Antoinette van Heugten, a former international trial lawyer, makes her debut with Saving Max, a thriller about a single mother who places her autistic teenage son in a psychiatric hospital.
What inspired you to write Saving Max?
My experience raising two autistic boys, my own son and my stepson. My son, who has Asperger's, was hospitalized when he was nine, and the novel details a number of experiences we had there. I thought a psychiatric hospital would be a perfect setting for a thriller: sterile and scary.
What do you hope Saving Max shows other parents of children with autism?
That they are not alone in their feelings of fear and desperation and that they must continue to advocate for and believe in their children, no matter what anyone says.

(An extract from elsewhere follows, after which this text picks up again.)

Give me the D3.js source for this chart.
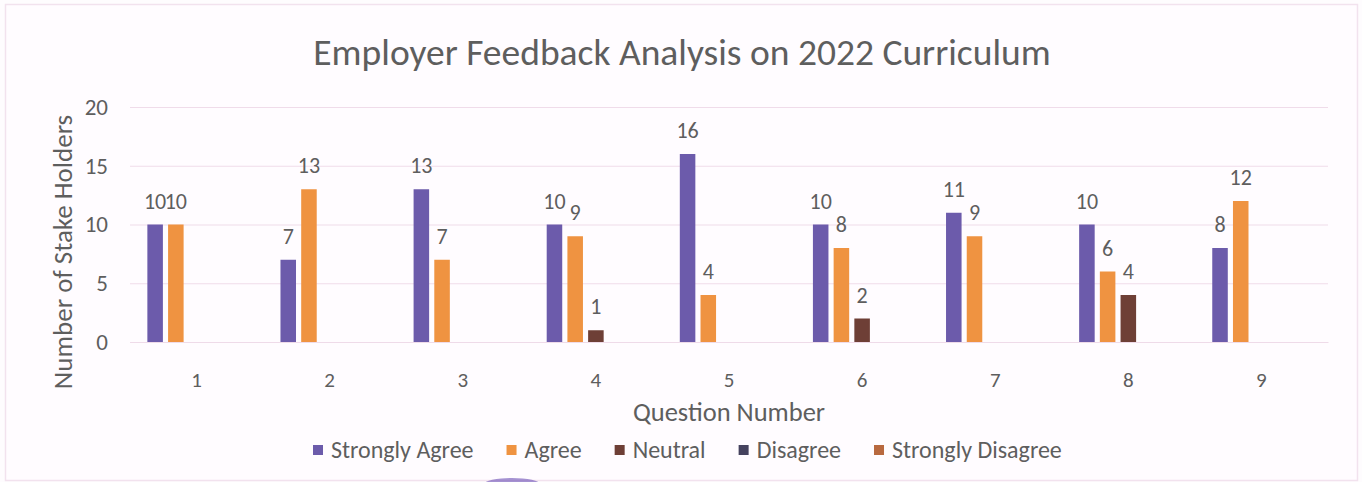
<!DOCTYPE html>
<html>
<head>
<meta charset="utf-8">
<script src="https://cdn.jsdelivr.net/npm/d3@7"></script>
<style>
  body { margin: 0; background: #fefcfe; }
  text { font-family: Carlito, Calibri, Lato, "Open Sans", sans-serif; fill: #5e5e5e; }
</style>
</head>
<body>
<div id="chart"></div>
<script>
var svgWidth = 1362;
var svgHeight = 482;

// data
var questions = ["1", "2", "3", "4", "5", "6", "7", "8", "9"];
var seriesNames = ["Strongly Agree", "Agree", "Neutral", "Disagree", "Strongly Disagree"];
var stronglyAgree = [10, 7, 13, 10, 16, 10, 11, 10, 8];
var agree = [10, 13, 7, 9, 4, 8, 9, 6, 12];
var neutral = [0, 0, 0, 1, 0, 2, 0, 4, 0];
var disagree = [0, 0, 0, 0, 0, 0, 0, 0, 0];
var stronglyDisagree = [0, 0, 0, 0, 0, 0, 0, 0, 0];
var yTicks = [0, 5, 10, 15, 20];

var seriesValues = [stronglyAgree, agree, neutral, disagree, stronglyDisagree];
var colors = ["#6c5bab", "#ef9341", "#6e3f36", "#45425e", "#b8693f"];

var margin = { top: 107, right: 34, bottom: 140, left: 130 };
var chartWidth = svgWidth - margin.left - margin.right;
var chartHeight = 342 - margin.top;

var svg = d3.select("#chart")
  .append("svg")
  .attr("width", svgWidth)
  .attr("height", svgHeight);

// chart area border, faint like the scan
svg.append("rect")
  .attr("x", 5.5).attr("y", 4.5)
  .attr("width", 1352).attr("height", 476)
  .attr("fill", "#fffcff")
  .attr("stroke", "#f2e2ee")
  .attr("stroke-width", 1.5);

svg.append("text")
  .attr("x", 682)
  .attr("y", 65)
  .attr("text-anchor", "middle")
  .style("font-size", "37.5px")
  .text("Employer Feedback Analysis on 2022 Curriculum");

var chartGroup = svg.append("g")
  .attr("transform", `translate(${margin.left}, ${margin.top})`);

var x0 = d3.scaleBand()
  .domain(questions)
  .range([0, chartWidth])
  .paddingInner(0.222)
  .paddingOuter(0.111);

var x1 = d3.scaleBand()
  .domain(seriesNames)
  .range([0, x0.bandwidth()])
  .paddingInner(0.25)
  .paddingOuter(0.125);

var y = d3.scaleLinear()
  .domain([0, 20])
  .range([chartHeight, 0]);

// gridlines
var leftAxis = d3.axisLeft(y).tickValues(yTicks).tickSize(-chartWidth).tickPadding(22);
var yAxisG = chartGroup.append("g").call(leftAxis);
yAxisG.select(".domain").remove();
yAxisG.selectAll(".tick line").attr("stroke", "#f0dcea").attr("stroke-width", 1.2);
yAxisG.selectAll(".tick text").style("font-size", "23px").attr("fill", "#5e5e5e");

var bottomAxis = d3.axisBottom(x0).tickSize(0).tickPadding(30);
var xAxisG = chartGroup.append("g")
  .attr("transform", `translate(0, ${chartHeight})`)
  .call(bottomAxis);
xAxisG.select(".domain").attr("stroke", "#efdbe9").attr("stroke-width", 1.2);
xAxisG.selectAll(".tick text").style("font-size", "21px").attr("fill", "#5e5e5e");

// flatten into rows for drawing
var rows = [];
questions.forEach(function(q, i) {
  seriesNames.forEach(function(s, j) {
    rows.push({ q: q, s: s, v: seriesValues[j][i], c: colors[j] });
  });
});

chartGroup.selectAll(".bar")
  .data(rows.filter(d => d.v > 0))
  .enter()
  .append("rect")
  .attr("class", "bar")
  .attr("x", d => x0(d.q) + x1(d.s))
  .attr("y", d => y(d.v))
  .attr("width", x1.bandwidth())
  .attr("height", d => chartHeight - y(d.v))
  .attr("fill", d => d.c);

chartGroup.selectAll(".label")
  .data(rows.filter(d => d.v > 0))
  .enter()
  .append("text")
  .attr("class", "label")
  .attr("x", d => x0(d.q) + x1(d.s) + x1.bandwidth() / 2)
  .attr("y", d => y(d.v) - 16)
  .attr("text-anchor", "middle")
  .style("font-size", "22px")
  .text(d => d.v);

// axis titles
svg.append("text")
  .attr("transform", "translate(72, 252) rotate(-90)")
  .attr("text-anchor", "middle")
  .style("font-size", "27px")
  .text("Number of Stake Holders");

svg.append("text")
  .attr("x", 729)
  .attr("y", 421)
  .attr("text-anchor", "middle")
  .style("font-size", "26.5px")
  .text("Question Number");

// legend
var legend = svg.append("g").attr("transform", "translate(313, 450)");
var lx = 0;
seriesNames.forEach(function(s, j) {
  var item = legend.append("g").attr("transform", `translate(${lx}, 0)`);
  item.append("rect")
    .attr("x", 0).attr("y", -5)
    .attr("width", 10).attr("height", 10)
    .attr("fill", colors[j]);
  var t = item.append("text")
    .attr("x", 18).attr("y", 8)
    .style("font-size", "24px")
    .text(s);
  lx += 18 + t.node().getComputedTextLength() + 33;
});

// scan smudge at the bottom edge
svg.append("ellipse")
  .attr("cx", 512).attr("cy", 484)
  .attr("rx", 28).attr("ry", 6)
  .attr("fill", "#6a4fb5").attr("opacity", 0.6);
</script>
</body>
</html>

Did you base Max on your own children?
Max is based on an amalgamation of my son and stepson. The story is, of course, fictional, but the feelings and terror when first facing such a diagnosis and the incredible difficulty in raising such a child is something I experienced firsthand.

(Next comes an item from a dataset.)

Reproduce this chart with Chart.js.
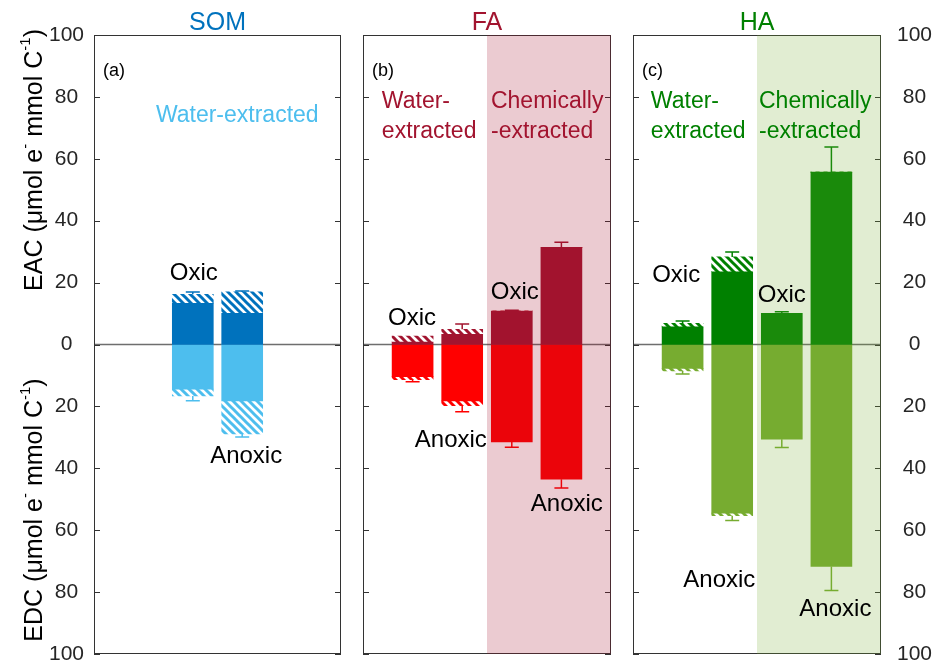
<!DOCTYPE html>
<html>
<head>
<meta charset="utf-8">
<script src="https://cdn.jsdelivr.net/npm/chart.js@4.4.1/dist/chart.umd.min.js"></script>
<style>
  body { margin: 0; background: #fff; }
  #wrap { position: relative; width: 934px; height: 667px; }
  canvas { position: absolute; top: 0; }
</style>
</head>
<body>
<div id="wrap">
  <canvas id="cA" style="left:0px" width="352" height="667"></canvas>
  <canvas id="cB" style="left:352px" width="270" height="667"></canvas>
  <canvas id="cC" style="left:622px" width="312" height="667"></canvas>
</div>
<script>
// tick labels (shown as absolute values)
const yTicks = [-100, -80, -60, -40, -20, 0, 20, 40, 60, 80, 100];

// SOM (water-extracted): oxic, anoxic
const somX = [2, 3];
const somEacSolid = [13.3, 10.1];
const somEacTotal = [16.2, 17.0];
const somEacErr = [0.8, 0.3];
const somEdcSolid = [14.4, 18.2];
const somEdcTotal = [16.6, 28.9];
const somEdcErr = [1.6, 1.0];

// FA: water oxic, water anoxic, chem oxic, chem anoxic
const faX = [1, 2, 3, 4];
const faEacSolid = [0.8, 3.3, 10.8, 31.4];
const faEacTotal = [2.7, 4.9, 10.8, 31.4];
const faEacErr = [0, 1.7, 0.3, 1.6];
const faEdcSolid = [10.4, 18.2, 31.5, 43.5];
const faEdcTotal = [11.4, 19.8, 31.5, 43.5];
const faEdcErr = [0.6, 1.9, 1.7, 2.9];

// HA
const haX = [1, 2, 3, 4];
const haEacSolid = [5.7, 23.5, 10.1, 55.7];
const haEacTotal = [6.8, 28.3, 10.1, 55.7];
const haEacErr = [0.8, 1.6, 0.5, 8.1];
const haEdcSolid = [7.7, 54.5, 30.6, 71.7];
const haEdcTotal = [8.5, 55.3, 30.6, 71.7];
const haEdcErr = [1.0, 1.6, 2.7, 7.8];

const FONT = '"Liberation Sans", Arial, Helvetica, sans-serif';

function hatch(color) {
  const c = document.createElement('canvas');
  c.width = 8; c.height = 8;
  const g = c.getContext('2d');
  g.fillStyle = '#fff';
  g.fillRect(0, 0, 8, 8);
  g.strokeStyle = color;
  g.lineWidth = 3;
  for (const o of [-8, 0, 8]) {
    g.beginPath();
    g.moveTo(o - 2, -2);
    g.lineTo(o + 10, 10);
    g.stroke();
  }
  return g.createPattern(c, 'repeat');
}

function drawRich(ctx, parts, size) {
  let w = 0;
  parts.forEach(p => {
    ctx.font = (p.sup ? size * 0.6 : size) + 'px ' + FONT;
    w += ctx.measureText(p.t).width;
  });
  let cx = -w / 2;
  parts.forEach(p => {
    ctx.font = (p.sup ? size * 0.6 : size) + 'px ' + FONT;
    ctx.fillText(p.t, cx, p.sup ? -size * 0.38 : 0);
    cx += ctx.measureText(p.t).width;
  });
}

const panelPlugin = {
  id: 'panel',
  beforeDatasetsDraw(chart, args, o) {
    const { ctx, chartArea: a, scales: { y } } = chart;
    const y0 = y.getPixelForValue(0);
    ctx.save();
    ctx.strokeStyle = '#6e6e6e';
    ctx.lineWidth = 1.5;
    ctx.beginPath();
    ctx.moveTo(a.left, y0);
    ctx.lineTo(a.right, y0);
    ctx.stroke();
    ctx.restore();
  },
  afterDatasetsDraw(chart, args, o) {
    const { ctx, chartArea: a, scales: { x, y } } = chart;
    ctx.save();

    // error bars, one side only
    o.err.forEach(e => {
      e.x.forEach((xv, i) => {
        if (!e.sd[i]) return;
        const px = x.getPixelForValue(xv);
        const p1 = y.getPixelForValue(e.sign * e.total[i]);
        const p2 = y.getPixelForValue(e.sign * (e.total[i] + e.sd[i]));
        ctx.strokeStyle = e.color;
        ctx.lineWidth = 1.5;
        ctx.beginPath();
        ctx.moveTo(px, p1); ctx.lineTo(px, p2);
        ctx.moveTo(px - 7, p2); ctx.lineTo(px + 7, p2);
        ctx.stroke();
      });
    });

    // box with inward ticks
    ctx.strokeStyle = '#333';
    ctx.lineWidth = 1;
    ctx.strokeRect(a.left + 0.5, a.top + 0.5, a.width - 1, a.height - 1);
    yTicks.forEach(v => {
      const py = Math.round(y.getPixelForValue(v)) + 0.5;
      ctx.beginPath();
      ctx.moveTo(a.left, py); ctx.lineTo(a.left + 6, py);
      ctx.moveTo(a.right, py); ctx.lineTo(a.right - 6, py);
      ctx.stroke();
    });

    // shaded region for chemically-extracted
    if (o.shade) {
      const sx = x.getPixelForValue(o.shade.from);
      ctx.fillStyle = o.shade.color;
      ctx.fillRect(sx, a.top, a.right - sx, a.height);
    }

    // panel title and letter
    ctx.textBaseline = 'alphabetic';
    ctx.textAlign = 'center';
    ctx.fillStyle = o.titleColor;
    ctx.font = '25px ' + FONT;
    ctx.fillText(o.title, (a.left + a.right) / 2, 30);
    ctx.textAlign = 'left';
    ctx.textBaseline = 'middle';
    ctx.fillStyle = '#000';
    ctx.font = '18px ' + FONT;
    ctx.fillText(o.letter, a.left + 9, a.top + 36);

    // annotations
    o.texts.forEach(t => {
      ctx.fillStyle = t.c;
      ctx.font = t.s + 'px ' + FONT;
      ctx.textAlign = t.align || 'center';
      ctx.fillText(t.t, x.getPixelForValue(t.x), y.getPixelForValue(t.y));
    });

    // y axis titles
    if (o.yTitles) {
      ctx.fillStyle = '#000';
      ctx.textAlign = 'left';
      ctx.textBaseline = 'middle';
      [['EAC', 160], ['EDC', 510]].forEach(([w, cy]) => {
        ctx.save();
        ctx.translate(35, cy);
        ctx.rotate(-Math.PI / 2);
        drawRich(ctx, [
          { t: w + ' (\u03bcmol e' }, { t: '-', sup: true },
          { t: ' mmol C' }, { t: '-1', sup: true }, { t: ')' }
        ], 25);
        ctx.restore();
      });
    }
    ctx.restore();
  }
};

function sets(xs, eacSolid, eacTotal, edcSolid, edcTotal, cEac, cEdc) {
  const pt = (arr, sign) => xs.map((xv, i) => ({ x: xv, y: sign * arr[i] }));
  const diff = (tot, sol, sign) => xs.map((xv, i) => ({ x: xv, y: sign * (tot[i] - sol[i]) }));
  return [
    { data: pt(eacSolid, 1), backgroundColor: cEac },
    { data: diff(eacTotal, eacSolid, 1), backgroundColor: hatch(cEac) },
    { data: pt(edcSolid, -1), backgroundColor: cEdc },
    { data: diff(edcTotal, edcSolid, -1), backgroundColor: hatch(cEdc) }
  ];
}

function fitY(width) {
  return s => {
    s.width = width;
    s.paddingTop = 0;
    s.paddingBottom = 0;
  };
}

function makeChart(id, datasets, yAxis, padding, panel) {
  return new Chart(document.getElementById(id), {
    type: 'bar',
    data: { datasets },
    options: {
      responsive: false,
      animation: false,
      layout: { padding },
      datasets: { bar: { barThickness: 41, borderWidth: 0 } },
      plugins: { legend: { display: false }, tooltip: { enabled: false }, panel },
      scales: {
        x: { type: 'linear', min: 0, max: 5, offset: false, stacked: true, display: false },
        y: Object.assign({
          min: -100, max: 100, stacked: true,
          grid: { display: false, drawTicks: false },
          border: { display: false },
          afterBuildTicks: s => { s.ticks = yTicks.map(v => ({ value: v })); }
        }, yAxis)
      }
    },
    plugins: [panelPlugin]
  });
}

const cSomA = '#0072BD', cSomD = '#4DBEEE';
const cFaA = '#A2142F', cFaD = '#FF0000';
const cHaA = '#008000', cHaD = '#77AC30';
const tickFont = { size: 21, family: FONT };

makeChart('cA',
  sets(somX, somEacSolid, somEacTotal, somEdcSolid, somEdcTotal, cSomA, cSomD),
  { position: 'left', ticks: { color: '#262626', font: tickFont, callback: v => Math.abs(v), crossAlign: 'center', padding: 10 },
    afterFit: fitY(94) },
  { left: 0, right: 11, top: 35, bottom: 13 },
  {
    title: 'SOM', titleColor: cSomA, letter: '(a)', yTitles: true,
    err: [
      { x: somX, total: somEacTotal, sd: somEacErr, sign: 1, color: cSomA },
      { x: somX, total: somEdcTotal, sd: somEdcErr, sign: -1, color: cSomD }
    ],
    texts: [
      { t: 'Water-extracted', x: 2.9, y: 74, c: cSomD, s: 23 },
      { t: 'Oxic', x: 2.02, y: 23, c: '#000', s: 24 },
      { t: 'Anoxic', x: 3.08, y: -36.3, c: '#000', s: 24 }
    ]
  });

makeChart('cB',
  sets(faX, faEacSolid, faEacTotal, faEdcSolid, faEdcTotal, cFaA, cFaD),
  { display: false },
  { left: 11, right: 11, top: 35, bottom: 13 },
  {
    title: 'FA', titleColor: cFaA, letter: '(b)',
    shade: { from: 2.5, color: 'rgba(162,20,47,0.22)' },
    err: [
      { x: faX, total: faEacTotal, sd: faEacErr, sign: 1, color: cFaA },
      { x: faX, total: faEdcTotal, sd: faEdcErr, sign: -1, color: cFaD }
    ],
    texts: [
      { t: 'Water-', x: 0.38, y: 78.5, c: cFaA, s: 23, align: 'left' },
      { t: 'extracted', x: 0.38, y: 68.9, c: cFaA, s: 23, align: 'left' },
      { t: 'Chemically', x: 2.58, y: 78.5, c: cFaA, s: 23, align: 'left' },
      { t: '-extracted', x: 2.58, y: 68.9, c: cFaA, s: 23, align: 'left' },
      { t: 'Oxic', x: 0.99, y: 8.5, c: '#000', s: 24 },
      { t: 'Anoxic', x: 1.77, y: -31.1, c: '#000', s: 24 },
      { t: 'Oxic', x: 3.06, y: 17, c: '#000', s: 24 },
      { t: 'Anoxic', x: 4.11, y: -51.8, c: '#000', s: 24 }
    ]
  });

makeChart('cC',
  sets(haX, haEacSolid, haEacTotal, haEdcSolid, haEdcTotal, cHaA, cHaD),
  { position: 'right', ticks: { color: '#262626', font: tickFont, callback: v => Math.abs(v), crossAlign: 'center', padding: 16 },
    afterFit: fitY(53) },
  { left: 11, right: 0, top: 35, bottom: 13 },
  {
    title: 'HA', titleColor: cHaA, letter: '(c)',
    shade: { from: 2.5, color: 'rgba(119,172,48,0.22)' },
    err: [
      { x: haX, total: haEacTotal, sd: haEacErr, sign: 1, color: cHaA },
      { x: haX, total: haEdcTotal, sd: haEdcErr, sign: -1, color: cHaD }
    ],
    texts: [
      { t: 'Water-', x: 0.36, y: 78.5, c: cHaA, s: 23, align: 'left' },
      { t: 'extracted', x: 0.36, y: 68.9, c: cHaA, s: 23, align: 'left' },
      { t: 'Chemically', x: 2.54, y: 78.5, c: cHaA, s: 23, align: 'left' },
      { t: '-extracted', x: 2.54, y: 68.9, c: cHaA, s: 23, align: 'left' },
      { t: 'Oxic', x: 0.87, y: 22.4, c: '#000', s: 24 },
      { t: 'Anoxic', x: 1.74, y: -76.3, c: '#000', s: 24 },
      { t: 'Oxic', x: 3.0, y: 16, c: '#000', s: 24 },
      { t: 'Anoxic', x: 4.08, y: -85.6, c: '#000', s: 24 }
    ]
  });
</script>
</body>
</html>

What do your children think about your novel?
They think it's great. They are very proud of me.
Did you research psychiatric hospitals?
I was in a psychiatric hospital with my son. I didn't do any research per se. I lived it.
A novel with a serial killer who has delusions of parasitosis, a disorder in which the patient believes he has microscopic insects crawling all over him. I definitely plan to write a sequel to Saving Max and would love to have it launch a series, but that's up in the air.
What is it about lawyers who become authors?
I'm afraid all lawyers think they can write novels, but I've been writing all of my life. It has been a lifetime dream for me to publish a book.
What was the most eye-opening event on your road to becoming a novelist?
I was very naïve. I thought it would be much simpler to write a book than it was. I learned the most important lesson—that writing is rewriting and more rewriting. I worked on Saving Max for 12 years, learning my craft from scratch.
Your choice of a villain is very inventive. Why did you take that approach?
I've always had this odd fascination with unusual psychological disorders. I wanted my villain to appear normal on the surface.